From the entries that follow, reproduce exactly and only the lines from the line with "Recreate this image" to the line with "base.mark_bar(size=66, color=BAR).encode(x=x_enc, y=y_enc)", endpoints included.

— start of Exercise material —

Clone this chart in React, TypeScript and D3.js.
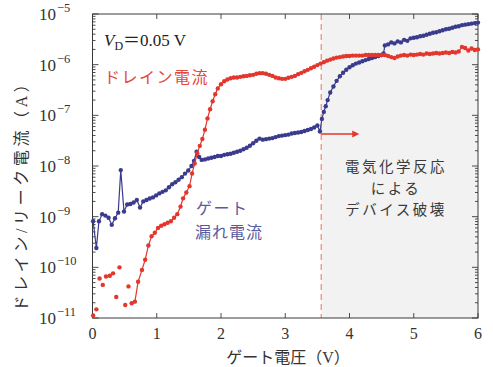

— end of Exercise material —
— start of Exercise material —

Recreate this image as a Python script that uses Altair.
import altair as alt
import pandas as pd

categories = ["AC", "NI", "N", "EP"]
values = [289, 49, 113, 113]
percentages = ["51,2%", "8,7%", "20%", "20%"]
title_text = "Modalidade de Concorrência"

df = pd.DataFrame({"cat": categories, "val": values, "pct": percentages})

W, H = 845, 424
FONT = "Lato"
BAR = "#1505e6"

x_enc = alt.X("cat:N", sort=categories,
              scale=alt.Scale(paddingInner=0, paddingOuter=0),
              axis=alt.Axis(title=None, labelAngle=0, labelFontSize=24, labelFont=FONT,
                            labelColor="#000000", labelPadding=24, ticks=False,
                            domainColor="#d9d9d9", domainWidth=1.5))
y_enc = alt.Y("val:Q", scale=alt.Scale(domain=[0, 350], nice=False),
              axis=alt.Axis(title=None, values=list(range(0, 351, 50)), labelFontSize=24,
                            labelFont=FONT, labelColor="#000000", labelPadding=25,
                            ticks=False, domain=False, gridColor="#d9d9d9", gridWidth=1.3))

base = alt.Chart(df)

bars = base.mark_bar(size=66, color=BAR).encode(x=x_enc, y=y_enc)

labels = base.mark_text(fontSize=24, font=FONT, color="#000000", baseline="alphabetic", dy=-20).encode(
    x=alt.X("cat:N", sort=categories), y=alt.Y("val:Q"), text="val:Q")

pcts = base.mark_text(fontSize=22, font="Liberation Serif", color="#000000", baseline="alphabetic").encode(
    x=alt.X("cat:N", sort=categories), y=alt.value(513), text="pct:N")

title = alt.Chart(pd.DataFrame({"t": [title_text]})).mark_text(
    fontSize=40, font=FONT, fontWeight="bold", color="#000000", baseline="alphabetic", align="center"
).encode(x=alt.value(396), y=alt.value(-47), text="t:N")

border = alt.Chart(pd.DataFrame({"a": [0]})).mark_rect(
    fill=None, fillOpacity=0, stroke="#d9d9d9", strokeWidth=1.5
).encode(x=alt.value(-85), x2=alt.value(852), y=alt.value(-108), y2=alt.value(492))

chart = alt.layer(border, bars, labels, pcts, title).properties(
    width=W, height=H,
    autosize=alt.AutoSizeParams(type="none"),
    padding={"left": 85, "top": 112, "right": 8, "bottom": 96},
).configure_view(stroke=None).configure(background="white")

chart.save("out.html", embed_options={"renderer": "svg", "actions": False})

— end of Exercise material —

# Response for this exercise:
Recreate this image as a Python script that uses Altair.
import altair as alt
import pandas as pd

categories = ["AC", "NI", "N", "EP"]
values = [289, 49, 113, 113]
percentages = ["51,2%", "8,7%", "20%", "20%"]
title_text = "Modalidade de Concorrência"

df = pd.DataFrame({"cat": categories, "val": values, "pct": percentages})

W, H = 845, 424
FONT = "Lato"
BAR = "#1505e6"

x_enc = alt.X("cat:N", sort=categories,
              scale=alt.Scale(paddingInner=0, paddingOuter=0),
              axis=alt.Axis(title=None, labelAngle=0, labelFontSize=24, labelFont=FONT,
                            labelColor="#000000", labelPadding=24, ticks=False,
                            domainColor="#d9d9d9", domainWidth=1.5))
y_enc = alt.Y("val:Q", scale=alt.Scale(domain=[0, 350], nice=False),
              axis=alt.Axis(title=None, values=list(range(0, 351, 50)), labelFontSize=24,
                            labelFont=FONT, labelColor="#000000", labelPadding=25,
                            ticks=False, domain=False, gridColor="#d9d9d9", gridWidth=1.3))

base = alt.Chart(df)

bars = base.mark_bar(size=66, color=BAR).encode(x=x_enc, y=y_enc)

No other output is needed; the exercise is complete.